La Push, Friday night

Posted by Ken Campbell January 3, 2009 0 Comment 451 views

I have the door wide open, even though it was snowing just ten minutes ago. The wood stove here is very, shall we say, efficient.

We rented a house for the weekend out here in La Push. I’ve actually stayed in this cabin before, a couple years ago, and it makes a decadently comfortable base camp. Any time you’ve got a shower and a kitchen and a wood-fired stove, you’ve got a well-appointed home base. It does make me feel a bit soft, but I spend enough nights sleeping on the ground through the course of a year that I don’t mind getting away with this scene now and again. I’m getting older, you see.

We got into town in the late afternoon, about an hour before sunset. I helped unpack the car, then headed down to the beach for a look at the surf, as well as to give the dog a chance to stretch his legs after the car ride. We made our way over to the river mouth as the waves pounded the sand. The surf was big but the swells have some shape and I’m hopeful about surfing opportunities tomorrow.

Where the river enters the bar, there is a breakwater. I turned here and went up into the town, which at this point is little more than a quiet collection of broken down houses. There are some civic buildings, a restaurant (closed), and a small fish packing plant, but mostly there are dilapidated wood-framed structures scattered along the main road through the community. Yards are peppered with rusting cars that have no tires, discarded appliances and dogs. Lots of dogs.

(To be fair, much of the village of La Push is located up the hill, away from the beach. I am only seeing a small piece of it along the waterfront.)

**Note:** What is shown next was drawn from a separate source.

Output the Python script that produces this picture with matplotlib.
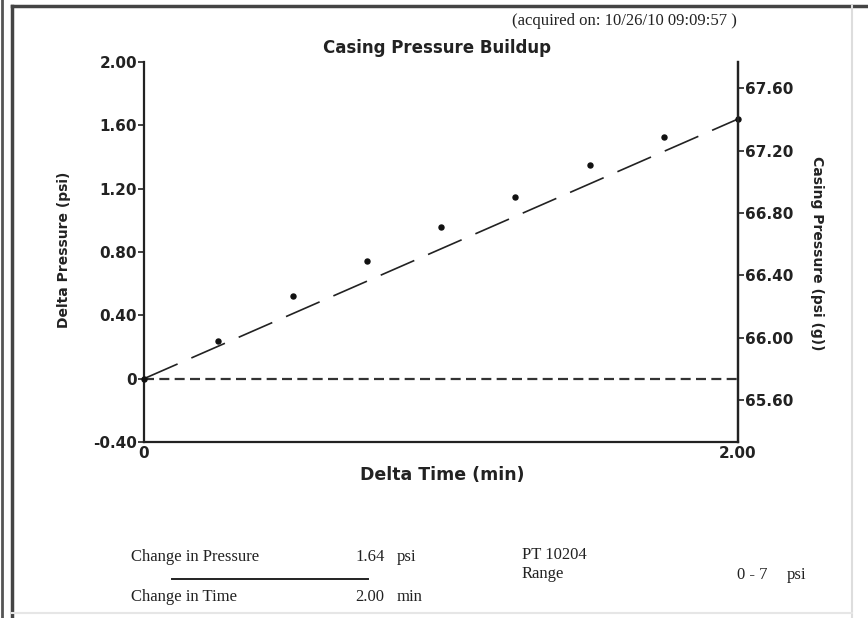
import matplotlib
matplotlib.use("Agg")
import matplotlib.pyplot as plt
from matplotlib.lines import Line2D

# ---- data ----
time_min = [0.0, 0.25, 0.5, 0.75, 1.0, 1.25, 1.5, 1.75, 2.0]
delta_psi = [0.0, 0.235, 0.52, 0.745, 0.96, 1.15, 1.35, 1.525, 1.64]
fit_time = [0.0, 2.0]
fit_delta = [0.0, 1.64]
zero_time = [0.0, 2.0]
zero_delta = [0.0, 0.0]
left_ticks = [-0.4, 0.0, 0.4, 0.8, 1.2, 1.6, 2.0]
left_labels = ["-0.40", "0", "0.40", "0.80", "1.20", "1.60", "2.00"]
right_ticks = [65.6, 66.0, 66.4, 66.8, 67.2, 67.6]
right_labels = ["65.60", "66.00", "66.40", "66.80", "67.20", "67.60"]
x_ticks = [0.0, 2.0]
x_labels = ["0", "2.00"]

W, H = 868, 618
fig = plt.figure(figsize=(W / 100, H / 100), dpi=100)
fig.patch.set_facecolor("white")

def fx(px):
    return px / W

def fy(py):
    return 1 - py / H

ax = fig.add_axes([fx(144), fy(442), fx(738) - fx(144), fy(62) - fy(442)])
ax.set_xlim(0, 2.0)
ax.set_ylim(-0.4, 2.0)
ax.spines["top"].set_visible(False)
for s in ["left", "bottom", "right"]:
    ax.spines[s].set_linewidth(1.6)
    ax.spines[s].set_color("#222222")

sans_bold = dict(family="DejaVu Sans", weight="bold")

ax.set_yticks(left_ticks)
ax.set_yticklabels(left_labels, fontsize=11, color="#222222", **sans_bold)
ax.set_xticks(x_ticks)
ax.set_xticklabels(x_labels, fontsize=11, color="#222222", **sans_bold)
ax.tick_params(axis="y", length=4, width=1.2, pad=1, color="#222222")
ax.tick_params(axis="x", length=0, pad=3)

ax.plot(zero_time, zero_delta, linestyle=(0, (4.5, 2.4)), color="#333333", lw=1.6, zorder=2)
ax.plot(fit_time, fit_delta, linestyle=(0, (22, 9)), color="#222222", lw=1.2, zorder=3)
ax.plot(time_min, delta_psi, linestyle="none", marker="o", ms=3.6, color="#111111", zorder=4, clip_on=False)

ax2 = ax.twinx()
ax2.set_ylim(65.33, 67.77)
for s in ["top", "left", "bottom"]:
    ax2.spines[s].set_visible(False)
ax2.spines["right"].set_linewidth(1.6)
ax2.spines["right"].set_color("#222222")
ax2.set_yticks(right_ticks)
ax2.set_yticklabels(right_labels, fontsize=11, color="#222222", **sans_bold)
ax2.tick_params(axis="y", direction="out", length=4, width=1.2, pad=1, color="#222222")

fig.text(fx(64), fy(250), "Delta Pressure (psi)", rotation=90, ha="center", va="center",
         fontsize=10, color="#222222", **sans_bold)
fig.text(fx(817), fy(253), "Casing Pressure (psi (g))", rotation=270, ha="center", va="center",
         fontsize=10, color="#222222", **sans_bold)
fig.text(fx(442), fy(475), "Delta Time (min)", ha="center", va="center", fontsize=12.5,
         color="#222222", **sans_bold)
fig.text(fx(437), fy(48), "Casing Pressure Buildup", ha="center", va="center", fontsize=12,
         color="#222222", **sans_bold)

serif = dict(family="Liberation Serif", color="#222222")
fs = 12
fig.text(fx(512), fy(21), "(acquired on: 10/26/10 09:09:57 )", ha="left", va="center", fontsize=12, **serif)

fig.text(fx(131), fy(557), "Change in Pressure", ha="left", va="center", fontsize=fs, **serif)
fig.text(fx(355), fy(557), "1.64", ha="left", va="center", fontsize=fs, **serif)
fig.text(fx(397), fy(557), "psi", ha="left", va="center", fontsize=fs, **serif)
fig.text(fx(131), fy(597), "Change in Time", ha="left", va="center", fontsize=fs, **serif)
fig.text(fx(355), fy(597), "2.00", ha="left", va="center", fontsize=fs, **serif)
fig.text(fx(397), fy(597), "min", ha="left", va="center", fontsize=fs, **serif)
fig.text(fx(522), fy(555), "PT 10204", ha="left", va="center", fontsize=fs, **serif)
fig.text(fx(522), fy(574), "Range", ha="left", va="center", fontsize=fs, **serif)
fig.text(fx(737), fy(575), "0 - 7", ha="left", va="center", fontsize=fs, **serif)
fig.text(fx(787), fy(575), "psi", ha="left", va="center", fontsize=fs, **serif)

# divider line under "Change in Pressure"
fig.add_artist(Line2D([fx(172), fx(368)], [fy(579), fy(579)], color="#222222", lw=1.4))

# outer frame
fig.add_artist(Line2D([fx(2), fx(2)], [0, 1], color="#555555", lw=2.0))
fig.add_artist(Line2D([fx(12), fx(12)], [0, fy(6)], color="#444444", lw=2.5))
fig.add_artist(Line2D([fx(12), 1], [fy(6), fy(6)], color="#444444", lw=2.5))
fig.add_artist(Line2D([fx(852), fx(852)], [0, fy(6)], color="#dddddd", lw=1.5))
fig.add_artist(Line2D([fx(12), fx(852)], [fy(613), fy(613)], color="#e6e6e6", lw=1.5))

fig.savefig("out.png", dpi=100, facecolor="white")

To the north of town lies the river. On the other side is Rialto Beach, Olympic National Park. There used to be a bridge here, but only pilings remain now. It’s a 20-mile drive to Rialto Beach from La Push these days, back up the highway toward Forks, and a left turn onto another road that ends near the park boundary. A bald eagle sat on the upper snags of a logjam in the middle of the river. He was out of camera range for me but I could still make out his crest of white and the turn of his head.

James Island dominated the western view. It is situated at the mouth of the river, where it splits the current and forms shifting beaches and sand bars. It is covered with a thick topping of spruce and hemlock that shimmer in the last rays of sunset. On the walk back to the cabin, it started to snow.

I just looked outside, and there’s an inch or so of snow out there now. A thin layer of white on the cars and the rooftops, on the rocks and the branches of the tall trees. Down on the beach, the logs and rocky high tide zone are likewise covered, and the different colors and textures of the gravelly shore are, for the moment, wearing the same uniform.